From the entries provided below, copy each line that contains the word "standalone".
..........
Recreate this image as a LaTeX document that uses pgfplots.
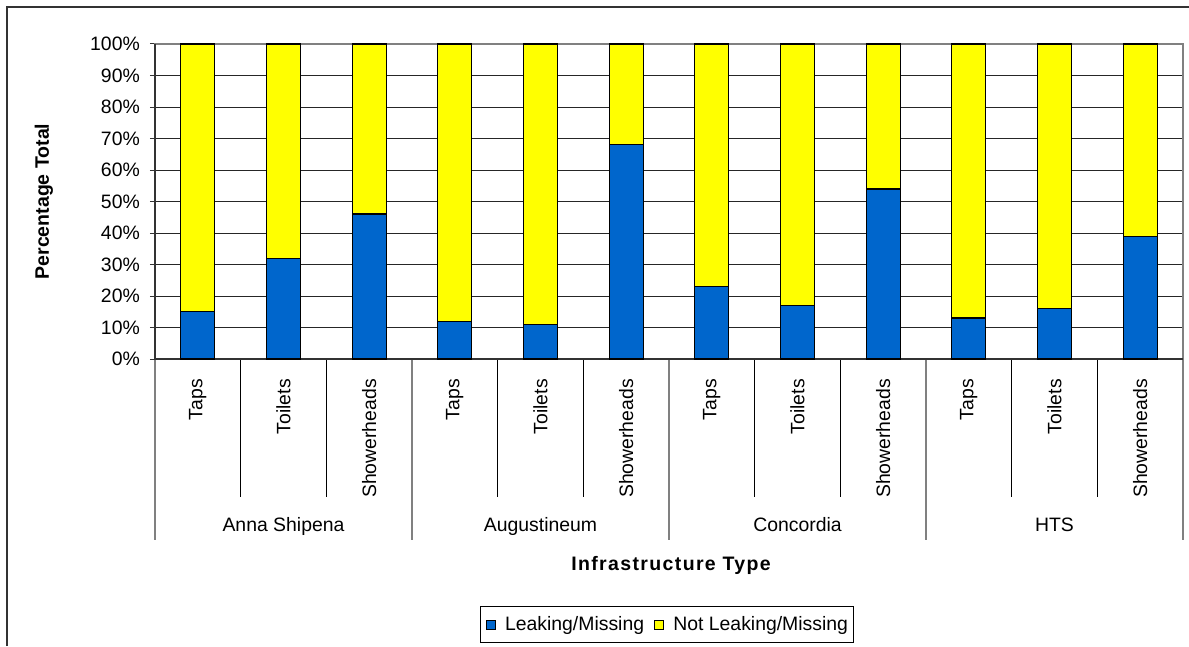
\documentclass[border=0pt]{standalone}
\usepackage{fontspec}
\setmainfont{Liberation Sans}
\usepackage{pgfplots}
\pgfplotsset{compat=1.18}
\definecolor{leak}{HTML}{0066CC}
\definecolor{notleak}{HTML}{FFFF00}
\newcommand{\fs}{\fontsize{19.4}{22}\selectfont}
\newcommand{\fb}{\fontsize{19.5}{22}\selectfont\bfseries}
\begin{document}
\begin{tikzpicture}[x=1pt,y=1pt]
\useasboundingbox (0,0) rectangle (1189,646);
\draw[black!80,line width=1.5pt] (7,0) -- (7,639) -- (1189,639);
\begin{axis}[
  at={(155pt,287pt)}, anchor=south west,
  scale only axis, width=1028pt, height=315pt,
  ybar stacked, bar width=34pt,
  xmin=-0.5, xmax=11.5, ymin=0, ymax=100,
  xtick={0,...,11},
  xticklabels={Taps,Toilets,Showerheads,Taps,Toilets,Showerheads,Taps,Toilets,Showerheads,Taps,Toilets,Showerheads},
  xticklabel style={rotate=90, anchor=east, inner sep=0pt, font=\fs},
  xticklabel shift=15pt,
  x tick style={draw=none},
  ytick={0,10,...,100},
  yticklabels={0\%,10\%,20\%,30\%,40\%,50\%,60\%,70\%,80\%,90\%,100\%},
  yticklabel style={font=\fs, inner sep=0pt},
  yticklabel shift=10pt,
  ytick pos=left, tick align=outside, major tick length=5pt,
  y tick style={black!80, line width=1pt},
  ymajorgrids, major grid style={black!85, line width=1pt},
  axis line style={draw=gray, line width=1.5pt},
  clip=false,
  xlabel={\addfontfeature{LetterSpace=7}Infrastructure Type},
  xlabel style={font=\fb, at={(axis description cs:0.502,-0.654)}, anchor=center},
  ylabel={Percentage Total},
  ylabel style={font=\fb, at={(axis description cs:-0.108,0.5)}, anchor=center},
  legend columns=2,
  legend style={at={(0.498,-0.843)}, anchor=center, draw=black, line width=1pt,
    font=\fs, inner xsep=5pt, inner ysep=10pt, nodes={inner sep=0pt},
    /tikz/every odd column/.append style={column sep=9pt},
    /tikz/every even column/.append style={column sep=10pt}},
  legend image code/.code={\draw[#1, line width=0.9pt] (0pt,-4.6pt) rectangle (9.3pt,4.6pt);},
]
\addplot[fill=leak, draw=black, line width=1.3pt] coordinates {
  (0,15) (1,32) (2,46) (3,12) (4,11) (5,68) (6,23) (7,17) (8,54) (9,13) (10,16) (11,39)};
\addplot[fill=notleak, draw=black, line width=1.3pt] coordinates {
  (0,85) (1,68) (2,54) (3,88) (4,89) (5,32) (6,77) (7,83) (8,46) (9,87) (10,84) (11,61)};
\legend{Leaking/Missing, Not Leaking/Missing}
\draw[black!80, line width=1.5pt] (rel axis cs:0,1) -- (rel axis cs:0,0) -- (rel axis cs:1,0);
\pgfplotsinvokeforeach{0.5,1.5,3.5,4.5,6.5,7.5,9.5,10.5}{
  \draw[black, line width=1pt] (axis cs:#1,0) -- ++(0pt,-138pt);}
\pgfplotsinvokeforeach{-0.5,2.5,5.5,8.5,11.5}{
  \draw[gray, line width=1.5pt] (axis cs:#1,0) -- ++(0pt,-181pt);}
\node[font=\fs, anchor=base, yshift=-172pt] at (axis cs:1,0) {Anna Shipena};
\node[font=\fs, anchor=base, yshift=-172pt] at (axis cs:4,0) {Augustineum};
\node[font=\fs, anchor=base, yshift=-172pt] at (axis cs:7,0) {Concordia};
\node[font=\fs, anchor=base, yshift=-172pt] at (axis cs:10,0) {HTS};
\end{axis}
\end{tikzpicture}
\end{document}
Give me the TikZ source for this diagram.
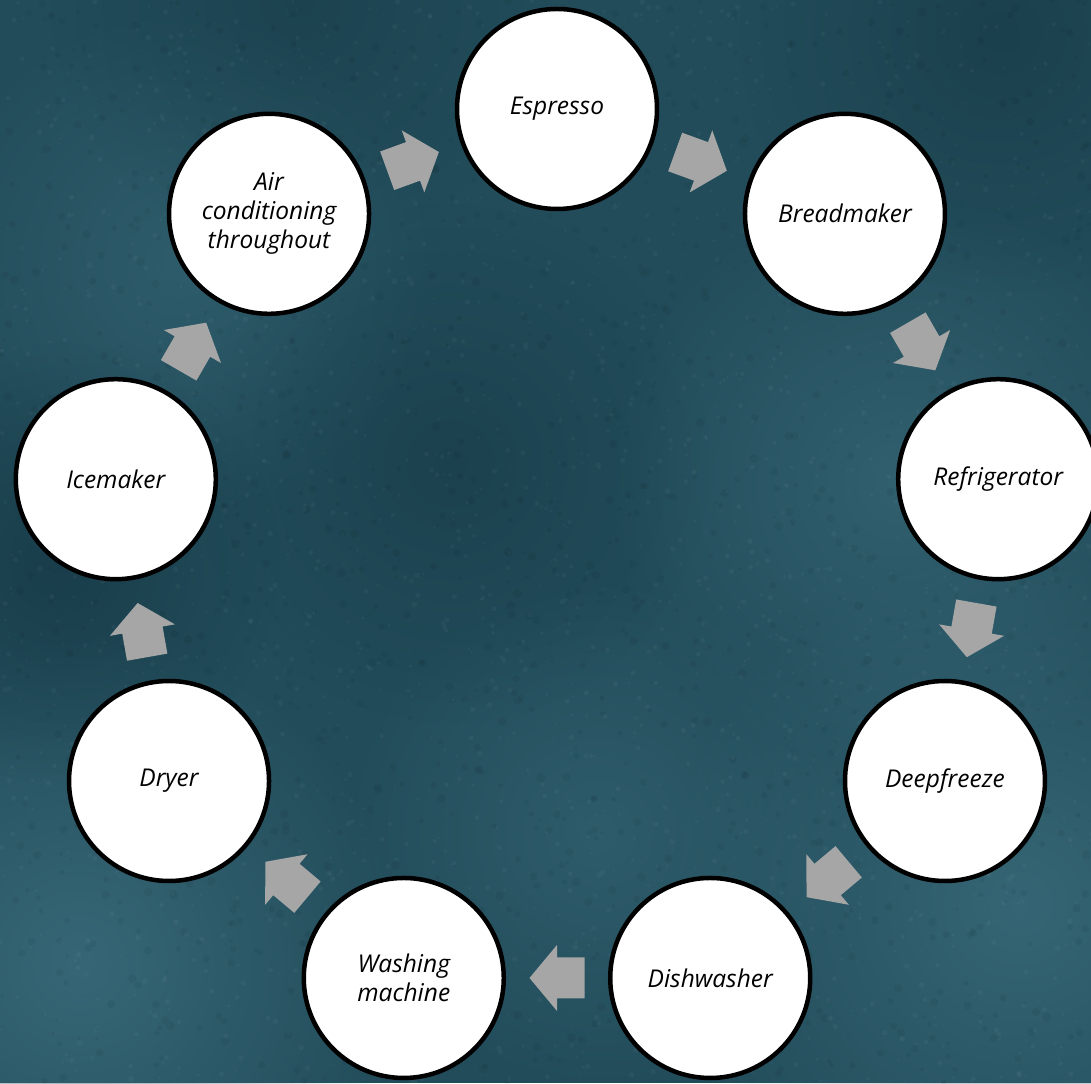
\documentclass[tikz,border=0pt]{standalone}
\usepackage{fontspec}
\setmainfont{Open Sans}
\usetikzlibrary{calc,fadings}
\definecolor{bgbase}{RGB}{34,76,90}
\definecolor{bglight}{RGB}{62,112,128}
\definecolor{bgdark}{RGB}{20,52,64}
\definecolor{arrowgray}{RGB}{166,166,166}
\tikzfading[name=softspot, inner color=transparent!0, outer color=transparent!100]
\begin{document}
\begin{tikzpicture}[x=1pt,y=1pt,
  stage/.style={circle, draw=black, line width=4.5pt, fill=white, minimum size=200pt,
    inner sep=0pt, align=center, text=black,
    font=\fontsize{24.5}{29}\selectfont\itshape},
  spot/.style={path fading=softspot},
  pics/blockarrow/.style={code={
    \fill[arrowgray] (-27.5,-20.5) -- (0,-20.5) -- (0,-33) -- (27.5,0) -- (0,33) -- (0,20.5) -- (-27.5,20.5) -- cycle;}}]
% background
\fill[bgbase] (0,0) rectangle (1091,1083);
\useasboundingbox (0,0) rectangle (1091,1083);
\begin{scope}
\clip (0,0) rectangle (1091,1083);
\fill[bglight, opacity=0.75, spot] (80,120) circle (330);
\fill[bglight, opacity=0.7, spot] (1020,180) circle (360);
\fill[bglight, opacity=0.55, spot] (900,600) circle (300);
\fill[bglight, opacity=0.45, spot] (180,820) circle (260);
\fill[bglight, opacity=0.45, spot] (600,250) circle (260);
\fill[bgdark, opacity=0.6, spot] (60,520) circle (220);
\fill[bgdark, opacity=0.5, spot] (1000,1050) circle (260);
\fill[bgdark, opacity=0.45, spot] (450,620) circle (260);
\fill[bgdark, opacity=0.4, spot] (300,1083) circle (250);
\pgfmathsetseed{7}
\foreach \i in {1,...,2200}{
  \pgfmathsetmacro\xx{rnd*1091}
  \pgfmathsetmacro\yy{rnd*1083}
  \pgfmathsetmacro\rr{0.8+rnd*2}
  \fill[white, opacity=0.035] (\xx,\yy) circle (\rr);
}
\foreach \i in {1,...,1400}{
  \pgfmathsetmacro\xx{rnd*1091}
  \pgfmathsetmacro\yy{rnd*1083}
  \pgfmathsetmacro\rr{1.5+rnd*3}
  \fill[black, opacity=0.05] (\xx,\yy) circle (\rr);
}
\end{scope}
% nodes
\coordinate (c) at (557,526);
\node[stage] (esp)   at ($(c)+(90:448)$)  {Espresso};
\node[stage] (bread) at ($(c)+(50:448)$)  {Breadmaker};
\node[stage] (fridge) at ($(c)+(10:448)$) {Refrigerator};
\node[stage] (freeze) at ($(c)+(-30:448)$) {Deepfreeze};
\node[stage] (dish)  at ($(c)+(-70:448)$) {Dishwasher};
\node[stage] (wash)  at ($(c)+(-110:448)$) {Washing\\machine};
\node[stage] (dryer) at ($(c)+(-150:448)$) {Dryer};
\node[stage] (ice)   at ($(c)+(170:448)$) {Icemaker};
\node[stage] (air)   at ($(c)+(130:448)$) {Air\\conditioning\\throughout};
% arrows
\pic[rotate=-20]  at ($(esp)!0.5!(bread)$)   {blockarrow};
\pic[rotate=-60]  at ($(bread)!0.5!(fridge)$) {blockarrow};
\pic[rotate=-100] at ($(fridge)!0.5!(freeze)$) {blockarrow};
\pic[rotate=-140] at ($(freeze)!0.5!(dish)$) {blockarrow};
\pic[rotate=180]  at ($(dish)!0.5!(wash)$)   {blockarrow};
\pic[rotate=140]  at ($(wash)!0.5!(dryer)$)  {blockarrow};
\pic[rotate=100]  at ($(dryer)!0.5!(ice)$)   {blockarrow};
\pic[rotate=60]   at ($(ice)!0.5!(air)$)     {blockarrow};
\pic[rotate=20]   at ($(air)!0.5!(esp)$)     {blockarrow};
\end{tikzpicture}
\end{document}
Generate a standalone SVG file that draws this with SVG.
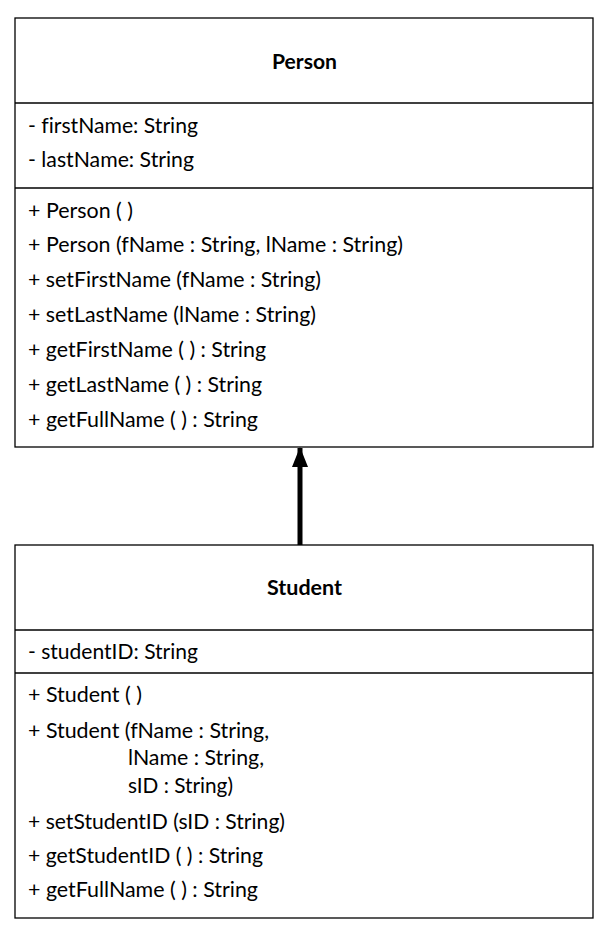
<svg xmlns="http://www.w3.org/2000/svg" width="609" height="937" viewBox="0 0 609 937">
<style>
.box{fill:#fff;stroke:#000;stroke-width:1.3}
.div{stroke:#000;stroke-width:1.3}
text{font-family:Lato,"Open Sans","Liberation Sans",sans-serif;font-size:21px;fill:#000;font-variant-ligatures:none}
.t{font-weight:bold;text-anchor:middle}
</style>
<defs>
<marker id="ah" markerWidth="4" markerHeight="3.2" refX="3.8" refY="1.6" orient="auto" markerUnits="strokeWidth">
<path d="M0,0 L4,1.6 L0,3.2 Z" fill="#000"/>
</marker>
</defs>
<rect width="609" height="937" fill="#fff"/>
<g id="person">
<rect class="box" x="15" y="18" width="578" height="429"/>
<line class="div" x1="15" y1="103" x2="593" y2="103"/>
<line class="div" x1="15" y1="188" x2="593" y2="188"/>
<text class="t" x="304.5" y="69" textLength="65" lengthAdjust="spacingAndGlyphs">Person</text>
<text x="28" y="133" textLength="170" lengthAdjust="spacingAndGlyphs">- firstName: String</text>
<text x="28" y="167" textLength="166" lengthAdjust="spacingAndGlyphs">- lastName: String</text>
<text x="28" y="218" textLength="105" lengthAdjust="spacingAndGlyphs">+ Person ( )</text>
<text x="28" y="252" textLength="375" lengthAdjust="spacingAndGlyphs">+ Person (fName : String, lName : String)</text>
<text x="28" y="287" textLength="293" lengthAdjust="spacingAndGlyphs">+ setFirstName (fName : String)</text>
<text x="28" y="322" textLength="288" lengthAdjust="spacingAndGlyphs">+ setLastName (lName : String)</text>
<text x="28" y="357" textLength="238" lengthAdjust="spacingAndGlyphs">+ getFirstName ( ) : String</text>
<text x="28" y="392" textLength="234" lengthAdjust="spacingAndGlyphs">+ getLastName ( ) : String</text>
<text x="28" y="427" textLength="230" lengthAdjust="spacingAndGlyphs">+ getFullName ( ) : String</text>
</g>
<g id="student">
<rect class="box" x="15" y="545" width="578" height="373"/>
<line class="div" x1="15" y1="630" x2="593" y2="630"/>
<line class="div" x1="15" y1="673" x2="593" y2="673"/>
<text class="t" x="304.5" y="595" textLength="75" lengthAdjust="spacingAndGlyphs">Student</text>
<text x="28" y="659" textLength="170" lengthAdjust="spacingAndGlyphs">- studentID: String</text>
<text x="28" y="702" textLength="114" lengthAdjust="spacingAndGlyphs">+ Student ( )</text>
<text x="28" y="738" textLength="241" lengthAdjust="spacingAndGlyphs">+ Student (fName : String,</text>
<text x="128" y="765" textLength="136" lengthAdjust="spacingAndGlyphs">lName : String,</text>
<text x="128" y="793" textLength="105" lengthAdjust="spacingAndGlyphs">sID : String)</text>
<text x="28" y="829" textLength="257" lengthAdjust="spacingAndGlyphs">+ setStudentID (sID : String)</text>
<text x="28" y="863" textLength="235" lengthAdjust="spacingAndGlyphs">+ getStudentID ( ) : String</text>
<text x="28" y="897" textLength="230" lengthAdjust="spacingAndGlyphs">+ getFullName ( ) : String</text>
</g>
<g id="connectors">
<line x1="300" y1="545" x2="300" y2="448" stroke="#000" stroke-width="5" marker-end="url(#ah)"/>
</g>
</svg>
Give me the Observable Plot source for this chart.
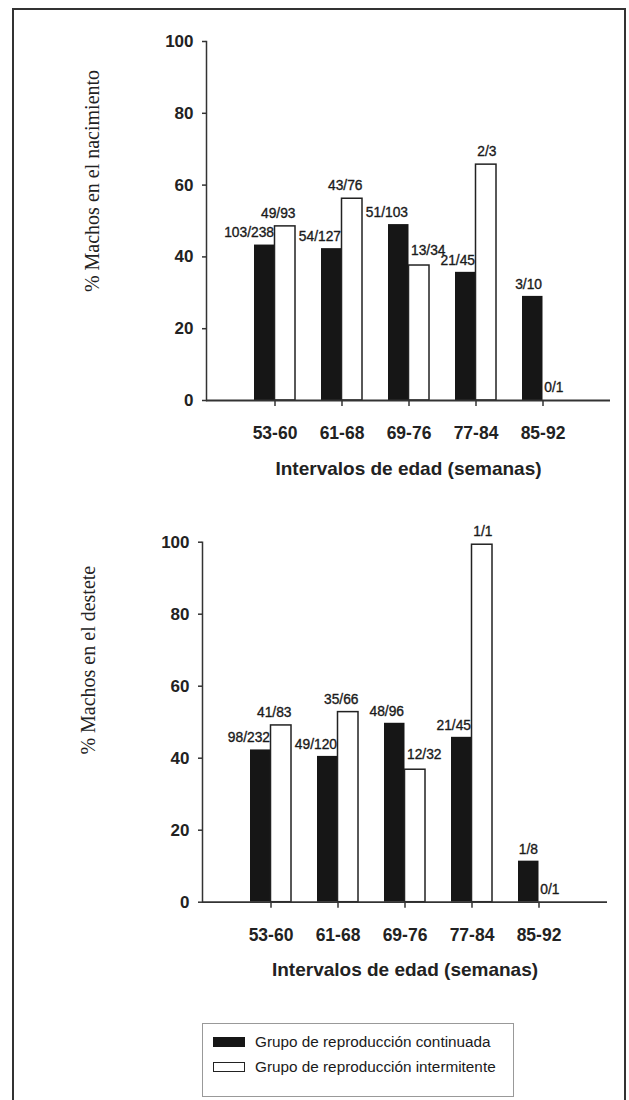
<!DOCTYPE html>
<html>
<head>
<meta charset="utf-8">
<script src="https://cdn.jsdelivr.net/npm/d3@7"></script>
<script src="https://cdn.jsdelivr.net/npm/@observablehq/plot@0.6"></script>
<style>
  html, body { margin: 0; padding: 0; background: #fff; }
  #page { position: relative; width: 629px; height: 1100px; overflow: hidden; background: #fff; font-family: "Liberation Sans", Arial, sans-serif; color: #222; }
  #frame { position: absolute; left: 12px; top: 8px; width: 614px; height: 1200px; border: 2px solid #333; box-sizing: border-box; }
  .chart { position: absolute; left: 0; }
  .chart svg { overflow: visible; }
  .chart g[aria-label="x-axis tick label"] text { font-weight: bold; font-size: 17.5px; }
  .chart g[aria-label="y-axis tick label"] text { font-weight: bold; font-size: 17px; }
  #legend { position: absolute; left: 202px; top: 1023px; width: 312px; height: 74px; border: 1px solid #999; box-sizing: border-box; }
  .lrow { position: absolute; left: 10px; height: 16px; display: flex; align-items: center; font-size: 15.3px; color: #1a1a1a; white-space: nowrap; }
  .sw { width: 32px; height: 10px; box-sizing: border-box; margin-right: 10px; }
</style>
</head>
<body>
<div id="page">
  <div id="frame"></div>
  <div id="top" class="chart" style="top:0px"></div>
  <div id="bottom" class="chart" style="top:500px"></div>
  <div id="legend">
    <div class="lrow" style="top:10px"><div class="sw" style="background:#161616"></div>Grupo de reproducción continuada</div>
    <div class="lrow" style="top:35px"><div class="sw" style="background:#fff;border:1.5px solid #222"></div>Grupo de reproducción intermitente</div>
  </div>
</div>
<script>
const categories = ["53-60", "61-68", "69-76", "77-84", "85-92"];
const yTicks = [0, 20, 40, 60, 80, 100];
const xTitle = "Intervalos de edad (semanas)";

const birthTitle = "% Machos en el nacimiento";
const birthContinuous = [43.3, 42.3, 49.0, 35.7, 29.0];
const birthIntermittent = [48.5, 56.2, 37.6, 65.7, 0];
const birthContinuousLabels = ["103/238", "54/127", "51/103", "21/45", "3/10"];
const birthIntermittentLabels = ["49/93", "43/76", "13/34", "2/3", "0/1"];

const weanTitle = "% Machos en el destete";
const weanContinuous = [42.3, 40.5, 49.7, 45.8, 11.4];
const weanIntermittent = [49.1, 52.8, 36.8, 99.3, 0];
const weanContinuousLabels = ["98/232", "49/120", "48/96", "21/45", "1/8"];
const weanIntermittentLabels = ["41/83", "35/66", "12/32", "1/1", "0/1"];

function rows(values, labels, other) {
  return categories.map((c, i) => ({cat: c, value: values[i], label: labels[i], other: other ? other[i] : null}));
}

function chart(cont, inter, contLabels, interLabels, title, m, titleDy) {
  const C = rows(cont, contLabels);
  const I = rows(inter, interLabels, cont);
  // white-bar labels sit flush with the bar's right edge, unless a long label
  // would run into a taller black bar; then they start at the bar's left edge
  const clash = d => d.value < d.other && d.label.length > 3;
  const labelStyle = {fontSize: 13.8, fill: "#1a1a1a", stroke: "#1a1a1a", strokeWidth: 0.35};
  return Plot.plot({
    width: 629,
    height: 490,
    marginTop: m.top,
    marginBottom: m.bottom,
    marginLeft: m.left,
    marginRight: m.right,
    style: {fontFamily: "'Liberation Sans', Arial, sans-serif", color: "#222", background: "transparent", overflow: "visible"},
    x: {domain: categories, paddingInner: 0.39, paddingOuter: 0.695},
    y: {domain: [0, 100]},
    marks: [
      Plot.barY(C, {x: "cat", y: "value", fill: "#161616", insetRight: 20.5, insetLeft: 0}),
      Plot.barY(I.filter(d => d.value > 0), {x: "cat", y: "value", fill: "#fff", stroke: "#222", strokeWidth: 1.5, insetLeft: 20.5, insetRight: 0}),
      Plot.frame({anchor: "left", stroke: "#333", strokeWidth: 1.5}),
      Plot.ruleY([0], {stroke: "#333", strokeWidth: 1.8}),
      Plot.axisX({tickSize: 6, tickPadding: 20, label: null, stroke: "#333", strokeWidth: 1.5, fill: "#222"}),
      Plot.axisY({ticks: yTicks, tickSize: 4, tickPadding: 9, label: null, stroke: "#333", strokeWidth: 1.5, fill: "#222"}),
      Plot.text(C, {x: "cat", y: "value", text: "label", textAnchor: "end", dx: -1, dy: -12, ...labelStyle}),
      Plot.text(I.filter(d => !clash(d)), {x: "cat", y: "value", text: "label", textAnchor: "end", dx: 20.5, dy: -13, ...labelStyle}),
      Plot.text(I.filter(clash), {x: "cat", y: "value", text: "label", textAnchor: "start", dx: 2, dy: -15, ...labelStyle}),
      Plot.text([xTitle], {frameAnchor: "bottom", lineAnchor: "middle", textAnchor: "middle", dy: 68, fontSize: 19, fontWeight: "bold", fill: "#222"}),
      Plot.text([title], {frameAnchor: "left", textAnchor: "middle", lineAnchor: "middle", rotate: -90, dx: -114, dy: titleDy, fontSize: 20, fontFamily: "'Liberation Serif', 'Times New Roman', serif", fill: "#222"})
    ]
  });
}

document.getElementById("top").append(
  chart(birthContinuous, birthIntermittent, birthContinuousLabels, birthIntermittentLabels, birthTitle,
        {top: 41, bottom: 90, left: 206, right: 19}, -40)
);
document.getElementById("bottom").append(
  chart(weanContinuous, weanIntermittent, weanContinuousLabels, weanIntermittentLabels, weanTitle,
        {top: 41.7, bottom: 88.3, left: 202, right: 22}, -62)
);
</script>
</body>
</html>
..........
* Answer below:
\documentclass[border=0pt]{standalone}
\documentclass[tikz,border=0pt]{standalone}
Generate a standalone SVG file that draws this with SVG.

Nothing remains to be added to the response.